Apprendo nel pomeriggio, arrivando in via Verdi, che la nuova avversaria è della mia stessa regione, addirittura medesima provincia. Non so perché, ma non mi sembra un segnale positivo. E’ in affanno anche lei, quando la incontro, perché ha dimenticato i suoi libri in albergo e si trova a disagio. L’autore del giorno è Carducci, del quale adoro la poesia: “San Martino.
Nonostante ciò inizio male, proseguo peggio, anche se alla prova orale ho ancora qualche possibilità. Devo, appunto, spiegare quei versi ad un’immaginaria scolaresca.
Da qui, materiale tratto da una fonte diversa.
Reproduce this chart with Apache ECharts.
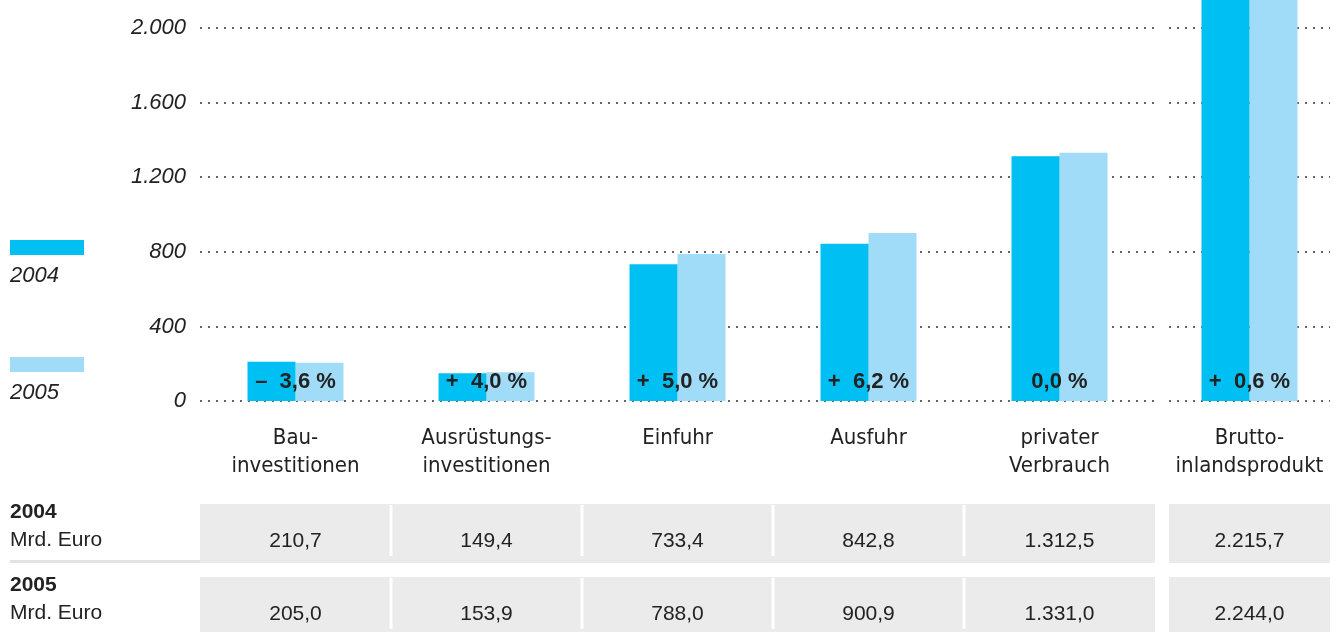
<!DOCTYPE html>
<html><head><meta charset="utf-8">
<script src="https://cdn.jsdelivr.net/npm/echarts@6/dist/echarts.min.js"></script>
<style>html,body{margin:0;padding:0;background:#fff}#c{width:1339px;height:632px}</style>
</head><body><div id="c"></div>
<script>
var categories = ['Bau-\ninvestitionen', 'Ausrüstungs-\ninvestitionen', 'Einfuhr', 'Ausfuhr', 'privater\nVerbrauch', 'Brutto-\ninlandsprodukt'];
var values2004 = [210.7, 149.4, 733.4, 842.8, 1312.5, 2215.7];
var values2005 = [205.0, 153.9, 788.0, 900.9, 1331.0, 2244.0];
var changeLabels = ['–  3,6 %', '+  4,0 %', '+  5,0 %', '+  6,2 %', '0,0 %', '+  0,6 %'];
var seriesNames = ['2004', '2005'];
var rowUnit = 'Mrd. Euro';
var yTicks = [0, 400, 800, 1200, 1600, 2000];

var C1 = '#00c0f3', C2 = '#a0dcf7';
var FONT = '"Liberation Sans", Arial, sans-serif';
var NARROW = '"DejaVu Sans Condensed", "Liberation Sans", sans-serif';
var TXT = '#222';

function de(v, dec) {
  var s = v.toFixed(dec);
  var parts = s.split('.');
  var i = parts[0].replace(/\B(?=(\d{3})+(?!\d))/g, '.');
  return parts.length > 1 ? i + ',' + parts[1] : i;
}

var chart = echarts.init(document.getElementById('c'), null, {renderer: 'canvas'});
var grids = [
  {left: 200, top: 28, width: 955, height: 373},
  {left: 1169, top: 28, width: 161, height: 373}
];
var split = [[0, 5], [5, 6]];
var xAxes = [], yAxes = [], series = [];
grids.forEach(function (g, gi) {
  xAxes.push({
    type: 'category', gridIndex: gi, data: categories.slice(split[gi][0], split[gi][1]),
    axisLine: {show: false}, axisTick: {show: false},
    axisLabel: {fontFamily: NARROW, fontSize: 22, color: TXT, lineHeight: 28, margin: 23, interval: 0}
  });
  yAxes.push({
    type: 'value', gridIndex: gi, min: yTicks[0], max: yTicks[yTicks.length - 1], interval: yTicks[1] - yTicks[0],
    axisLine: {show: false}, axisTick: {show: false},
    axisLabel: {show: gi === 0, fontFamily: FONT, fontSize: 22, fontStyle: 'italic', color: TXT, margin: 14,
      formatter: function (v) { return de(v, 0); }},
    splitLine: {show: true, lineStyle: {color: '#333', width: 1.5, type: [2, 6]}}
  });
  var a = values2004.slice(split[gi][0], split[gi][1]);
  var b = values2005.slice(split[gi][0], split[gi][1]);
  var lbl = changeLabels.slice(split[gi][0], split[gi][1]);
  series.push({
    type: 'bar', name: seriesNames[0], xAxisIndex: gi, yAxisIndex: gi, data: a, barWidth: 48, barGap: '0%',
    clip: false, itemStyle: {color: C1}, silent: true,
    label: {show: true, position: 'insideBottom', distance: 8, offset: [24, 0], fontFamily: FONT, fontSize: 22,
      fontWeight: 'bold', color: TXT, formatter: function (p) { return lbl[p.dataIndex]; }}
  });
  series.push({
    type: 'bar', name: seriesNames[1], xAxisIndex: gi, yAxisIndex: gi, data: b, barWidth: 48, barGap: '0%',
    clip: false, itemStyle: {color: C2}, silent: true, z: 1
  });
});

chart.setOption({
  animation: false,
  grid: grids,
  xAxis: xAxes,
  yAxis: yAxes,
  series: series
});

var gr = [];
gr.push({type: 'rect', left: 10, top: 240, shape: {width: 74, height: 15}, style: {fill: C1}});
gr.push({type: 'text', left: 10, top: 265, style: {text: seriesNames[0], font: 'italic 22px ' + FONT, fill: TXT}});
gr.push({type: 'rect', left: 10, top: 357, shape: {width: 74, height: 15}, style: {fill: C2}});
gr.push({type: 'text', left: 10, top: 382, style: {text: seriesNames[1], font: 'italic 22px ' + FONT, fill: TXT}});

var rows = [{top: 504, vals: values2004, name: seriesNames[0]}, {top: 577, vals: values2005, name: seriesNames[1]}];
var rowH = 59;
rows.forEach(function (r) {
  gr.push({type: 'text', left: 10, top: r.top - 2, style: {text: r.name, font: 'bold 21px ' + FONT, fill: TXT}});
  gr.push({type: 'text', left: 10, top: r.top + 26, style: {text: rowUnit, font: '21px ' + FONT, fill: TXT}});
  gr.push({type: 'rect', shape: {x: 10, y: r.top + rowH - 3, width: 190, height: 3}, style: {fill: '#e3e3e3'}});
  grids.forEach(function (g, gi) {
    gr.push({type: 'rect', shape: {x: g.left, y: r.top, width: g.width, height: rowH}, style: {fill: '#ebebeb'}});
    var n = split[gi][1] - split[gi][0];
    var cw = g.width / n;
    for (var k = 0; k < n; k++) {
      var idx = split[gi][0] + k;
      var cx = chart.convertToPixel({xAxisIndex: gi}, categories[idx]);
      if (k > 0) {
        gr.push({type: 'rect', shape: {x: g.left + k * cw - 1.5, y: r.top + 1, width: 3, height: rowH - 8}, style: {fill: '#fff'}});
      }
      gr.push({type: 'text', x: cx, y: r.top + 37, style: {text: de(r.vals[idx], 1), font: '21px ' + FONT, fill: TXT,
        align: 'center', verticalAlign: 'middle'}});
    }
  });
});
chart.setOption({graphic: gr});
</script></body></html>
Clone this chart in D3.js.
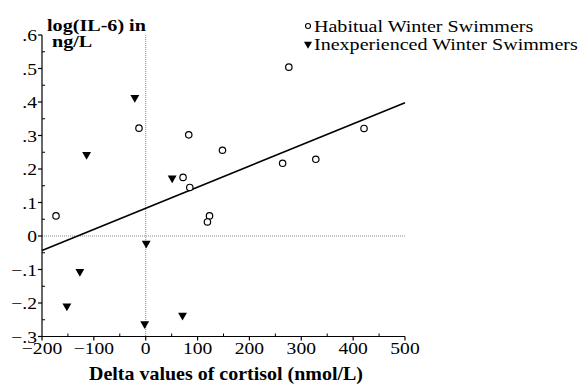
<!DOCTYPE html>
<html><head><meta charset="utf-8">
<script src="https://cdn.jsdelivr.net/npm/d3@7"></script>
<style>body{margin:0;background:#fff}svg{display:block}text{font-family:"Liberation Serif","Times New Roman",serif;fill:#000}</style>
</head><body>
<script>
// Habitual Winter Swimmers (circles)
const habX = [-173, -13, 83, 72, 85, 123, 119, 148, 264, 328, 421, 276];
const habY = [0.06, 0.322, 0.302, 0.175, 0.145, 0.06, 0.042, 0.256, 0.217, 0.229, 0.321, 0.504];
// Inexperienced Winter Swimmers (triangles)
const inexX = [-21, -114, 51, 1, -127, -152, -2, 71];
const inexY = [0.413, 0.243, 0.173, -0.022, -0.106, -0.209, -0.262, -0.237];
// regression line endpoints
const fitX = [-200, 500];
const fitY = [-0.043, 0.398];
const xTicks = [-200, -100, 0, 100, 200, 300, 400, 500];
const xTickLabels = ["\u2212200", "\u2212100", "0", "100", "200", "300", "400", "500"];
const xMinor = [-150, -50, 50, 150, 250, 350, 450];
const yTicks = [0.6, 0.5, 0.4, 0.3, 0.2, 0.1, 0, -0.1, -0.2, -0.3];
const yTickLabels = [".6", ".5", ".4", ".3", ".2", ".1", "0", "\u2212.1", "\u2212.2", "\u2212.3"];
const yMinor = [0.55, 0.45, 0.35, 0.25, 0.15, 0.05, -0.05, -0.15, -0.25];
const legendLabels = ["Habitual Winter Swimmers", "Inexperienced Winter Swimmers"];

const W = 584, H = 385;
const svg = d3.select("body").append("svg").attr("width", W).attr("height", H);
const x = d3.scaleLinear().domain([-200, 500]).range([42, 405]);
const y = d3.scaleLinear().domain([-0.3, 0.6]).range([336.5, 35]);

function txt(g, tx, ty, s, anchor, weight, fs, sx) {
  return g.append("text").attr("transform", `translate(${tx},${ty}) scale(${sx},1)`)
    .attr("text-anchor", anchor).attr("font-size", fs).attr("font-weight", weight || "normal").text(s);
}

// reference dotted lines
svg.append("line").attr("x1", x(-200)).attr("x2", x(500)).attr("y1", y(0)).attr("y2", y(0))
  .attr("stroke", "#888").attr("stroke-width", 1).attr("stroke-dasharray", "1,1");
svg.append("line").attr("x1", x(0)).attr("x2", x(0)).attr("y1", y(0.6)).attr("y2", y(-0.3))
  .attr("stroke", "#888").attr("stroke-width", 1).attr("stroke-dasharray", "1,1");

// axes
const ax = svg.append("g").attr("stroke", "#000").attr("stroke-width", 1.2);
ax.append("line").attr("x1", x(-200)).attr("x2", x(-200)).attr("y1", y(0.6)).attr("y2", y(-0.3));
ax.append("line").attr("x1", x(-200)).attr("x2", x(500)).attr("y1", y(-0.3)).attr("y2", y(-0.3));
yTicks.forEach(v => ax.append("line").attr("x1", x(-200) - 4).attr("x2", x(-200)).attr("y1", y(v)).attr("y2", y(v)));
yMinor.forEach(v => ax.append("line").attr("x1", x(-200)).attr("x2", x(-200) + 3).attr("y1", y(v)).attr("y2", y(v)).attr("stroke-width", 1));
xTicks.forEach(v => ax.append("line").attr("x1", x(v)).attr("x2", x(v)).attr("y1", y(-0.3)).attr("y2", y(-0.3) + 4));
xMinor.forEach(v => ax.append("line").attr("x1", x(v)).attr("x2", x(v)).attr("y1", y(-0.3)).attr("y2", y(-0.3) - 3).attr("stroke-width", 1));

const tl = svg.append("g");
yTicks.forEach((v, i) => txt(tl, 37, y(v) + 6, yTickLabels[i], "end", null, 17.5, 1.12));
xTicks.forEach((v, i) => txt(tl, x(v), 354, xTickLabels[i], "middle", null, 17.5, 1.12));

// titles
txt(svg, 47, 31, "log(IL-6) in", "start", "bold", 17.5, 1.15);
txt(svg, 52, 47, "ng/L", "start", "bold", 17.5, 1.15);
txt(svg, 226, 380, "Delta values of cortisol (nmol/L)", "middle", "bold", 18, 1.11);

// regression line
const line = d3.line().x(d => x(d[0])).y(d => y(d[1]));
svg.append("path").datum(d3.zip(fitX, fitY)).attr("d", line)
  .attr("fill", "none").attr("stroke", "#000").attr("stroke-width", 1.6);

// points
svg.append("g").selectAll("circle").data(d3.zip(habX, habY)).join("circle")
  .attr("cx", d => x(d[0])).attr("cy", d => y(d[1])).attr("r", 3.2)
  .attr("fill", "#fff").attr("stroke", "#000").attr("stroke-width", 1.2);
const tri = d3.symbol().type(d3.symbolTriangle).size(34);
svg.append("g").selectAll("path").data(d3.zip(inexX, inexY)).join("path")
  .attr("d", tri).attr("transform", d => `translate(${x(d[0])},${y(d[1])}) rotate(180)`)
  .attr("fill", "#000");

// legend
const lg = svg.append("g");
lg.append("circle").attr("cx", 308).attr("cy", 26).attr("r", 2.5).attr("fill", "#fff").attr("stroke", "#000").attr("stroke-width", 1.1);
lg.append("path").attr("d", d3.symbol().type(d3.symbolTriangle).size(28)).attr("transform", "translate(308,44) rotate(180)").attr("fill", "#000");
txt(lg, 314, 32, legendLabels[0], "start", null, 17, 1.18);
txt(lg, 314, 50, legendLabels[1], "start", null, 17, 1.18);
</script>
</body></html>
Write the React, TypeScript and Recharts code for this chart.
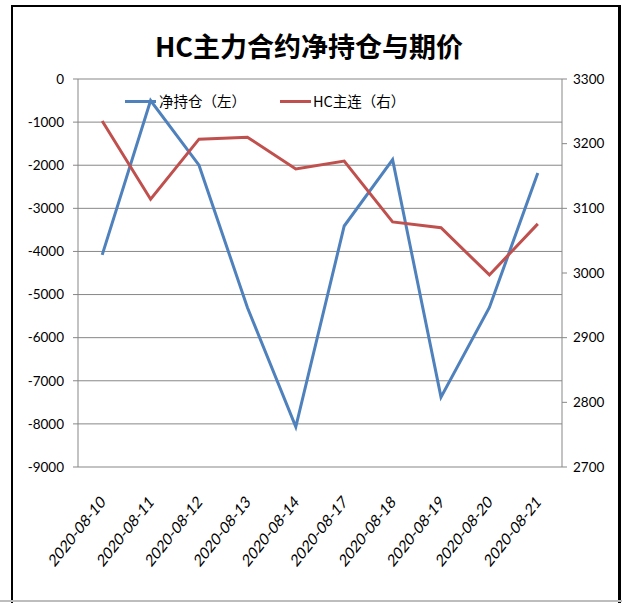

Ma qualcosa nei circuiti salta. Me la cavo, ma non abbastanza. La mia corregionale, che diventa immediatamente antipatica, vince con merito, comunque.
La fuga dalla pizzeria per la lunga attesa del conto, il suo avermi voluto intrattenere, chiacchierando, fino alle 3:00, sono gli ultimi flash della mia avventura nel mondo del quiz, terminata con la vincita totale di 3 milioni, convertiti poi in assegno.
“La televisione” - come amava concludere Rispoli – “è la televisione, ma un buon libro è sempre un buon libro. Parola mia”. “E anche mia”, cinguettava la Carlucci.